### RECORDED INFORMATION
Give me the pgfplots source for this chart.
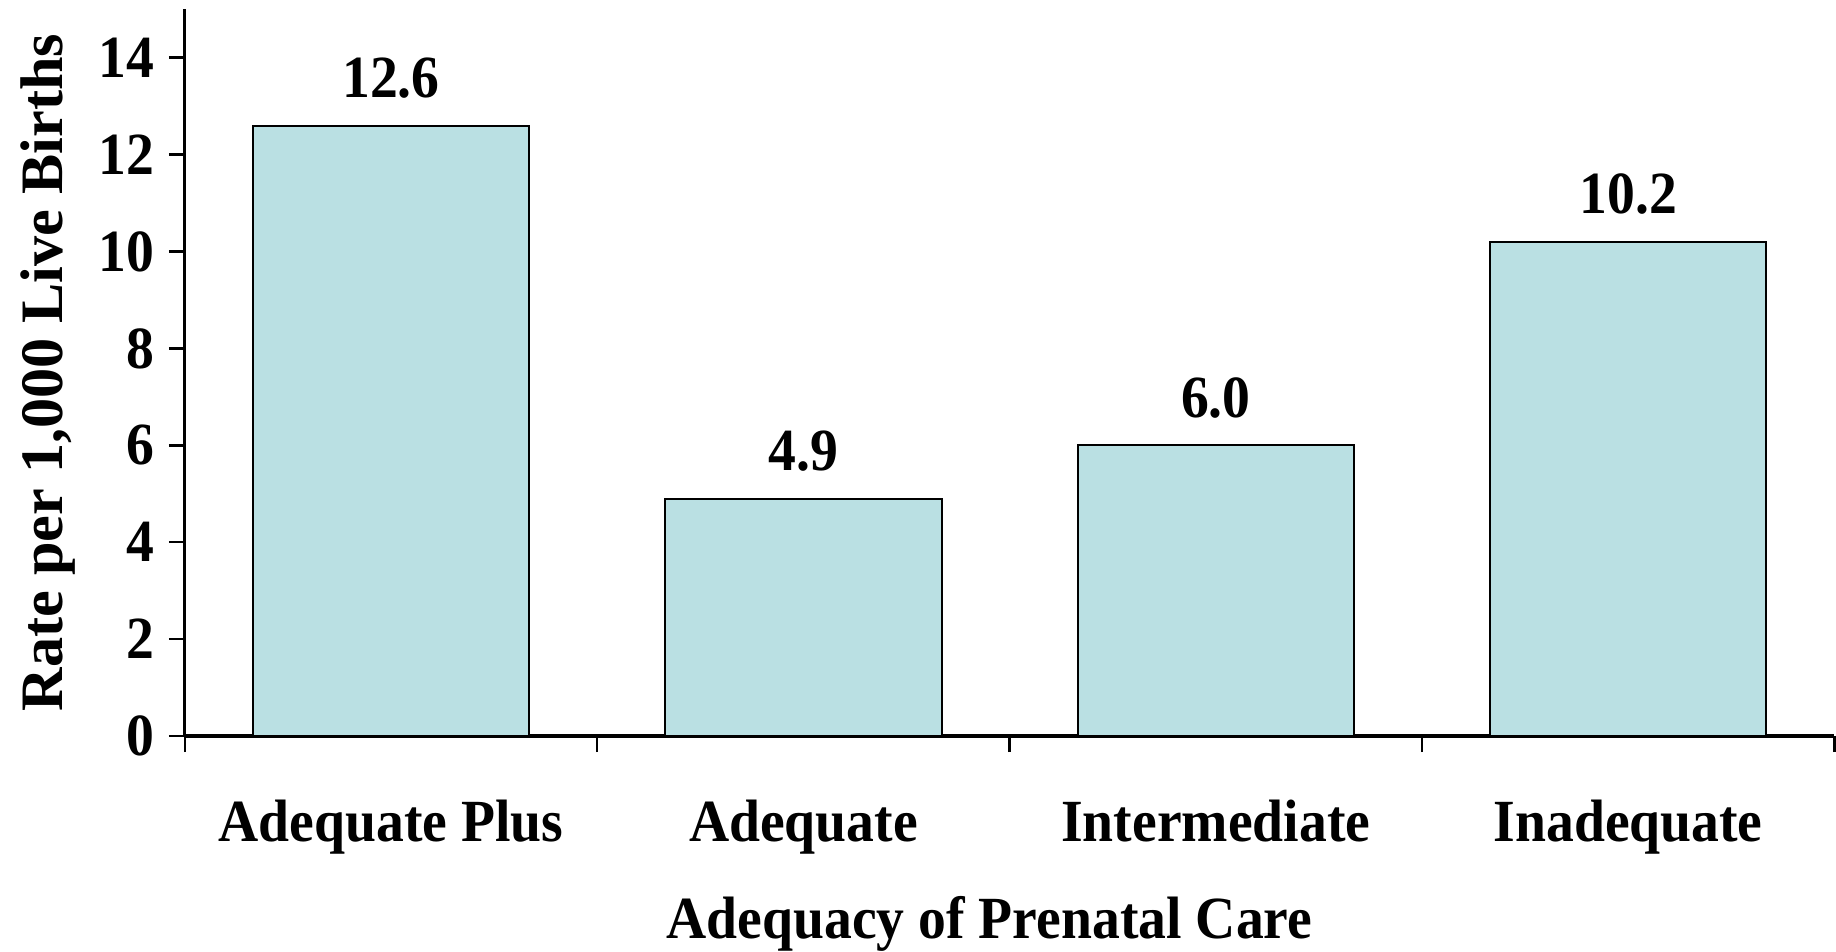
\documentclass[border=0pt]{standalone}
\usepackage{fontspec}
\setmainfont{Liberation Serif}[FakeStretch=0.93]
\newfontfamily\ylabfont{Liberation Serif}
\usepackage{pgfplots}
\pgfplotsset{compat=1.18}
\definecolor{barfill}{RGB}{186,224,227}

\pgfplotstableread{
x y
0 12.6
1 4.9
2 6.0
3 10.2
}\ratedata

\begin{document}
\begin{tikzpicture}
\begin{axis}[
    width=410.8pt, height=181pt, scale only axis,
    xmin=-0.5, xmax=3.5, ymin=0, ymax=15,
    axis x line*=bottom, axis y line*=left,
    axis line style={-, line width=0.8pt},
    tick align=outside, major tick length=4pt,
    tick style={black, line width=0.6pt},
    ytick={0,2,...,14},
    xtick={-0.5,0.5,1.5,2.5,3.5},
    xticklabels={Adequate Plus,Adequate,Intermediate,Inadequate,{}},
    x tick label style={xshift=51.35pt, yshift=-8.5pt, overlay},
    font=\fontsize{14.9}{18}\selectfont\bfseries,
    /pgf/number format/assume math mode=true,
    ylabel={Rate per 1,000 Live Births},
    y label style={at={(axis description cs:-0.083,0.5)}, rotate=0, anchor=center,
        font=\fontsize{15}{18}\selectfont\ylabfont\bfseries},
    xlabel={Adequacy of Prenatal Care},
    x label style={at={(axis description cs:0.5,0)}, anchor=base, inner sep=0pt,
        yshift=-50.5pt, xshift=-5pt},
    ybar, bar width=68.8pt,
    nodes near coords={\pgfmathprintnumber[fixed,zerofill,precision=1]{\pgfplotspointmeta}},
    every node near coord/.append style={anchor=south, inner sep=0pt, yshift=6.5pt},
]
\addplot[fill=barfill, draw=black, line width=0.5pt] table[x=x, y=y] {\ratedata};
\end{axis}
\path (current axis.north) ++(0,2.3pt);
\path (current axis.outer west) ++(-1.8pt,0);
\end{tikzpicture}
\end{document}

### WHAT IS BEING ASKED
Return the material word for word. Pictures are not part of the copy.

### SOLUTION BELOW
Give me the pgfplots source for this chart.
\documentclass[border=0pt]{standalone}
\usepackage{fontspec}
\setmainfont{Liberation Serif}[FakeStretch=0.93]
\newfontfamily\ylabfont{Liberation Serif}
\usepackage{pgfplots}
\pgfplotsset{compat=1.18}
\definecolor{barfill}{RGB}{186,224,227}

\pgfplotstableread{
x y
0 12.6
1 4.9
2 6.0
3 10.2
}\ratedata

\begin{document}
\begin{tikzpicture}
\begin{axis}[
    width=410.8pt, height=181pt, scale only axis,
    xmin=-0.5, xmax=3.5, ymin=0, ymax=15,
    axis x line*=bottom, axis y line*=left,
    axis line style={-, line width=0.8pt},
    tick align=outside, major tick length=4pt,
    tick style={black, line width=0.6pt},
    ytick={0,2,...,14},
    xtick={-0.5,0.5,1.5,2.5,3.5},
    xticklabels={Adequate Plus,Adequate,Intermediate,Inadequate,{}},
    x tick label style={xshift=51.35pt, yshift=-8.5pt, overlay},
    font=\fontsize{14.9}{18}\selectfont\bfseries,
    /pgf/number format/assume math mode=true,
    ylabel={Rate per 1,000 Live Births},
    y label style={at={(axis description cs:-0.083,0.5)}, rotate=0, anchor=center,
        font=\fontsize{15}{18}\selectfont\ylabfont\bfseries},
    xlabel={Adequacy of Prenatal Care},
    x label style={at={(axis description cs:0.5,0)}, anchor=base, inner sep=0pt,
        yshift=-50.5pt, xshift=-5pt},
    ybar, bar width=68.8pt,
    nodes near coords={\pgfmathprintnumber[fixed,zerofill,precision=1]{\pgfplotspointmeta}},
    every node near coord/.append style={anchor=south, inner sep=0pt, yshift=6.5pt},
]
\addplot[fill=barfill, draw=black, line width=0.5pt] table[x=x, y=y] {\ratedata};
\end{axis}
\path (current axis.north) ++(0,2.3pt);
\path (current axis.outer west) ++(-1.8pt,0);
\end{tikzpicture}
\end{document}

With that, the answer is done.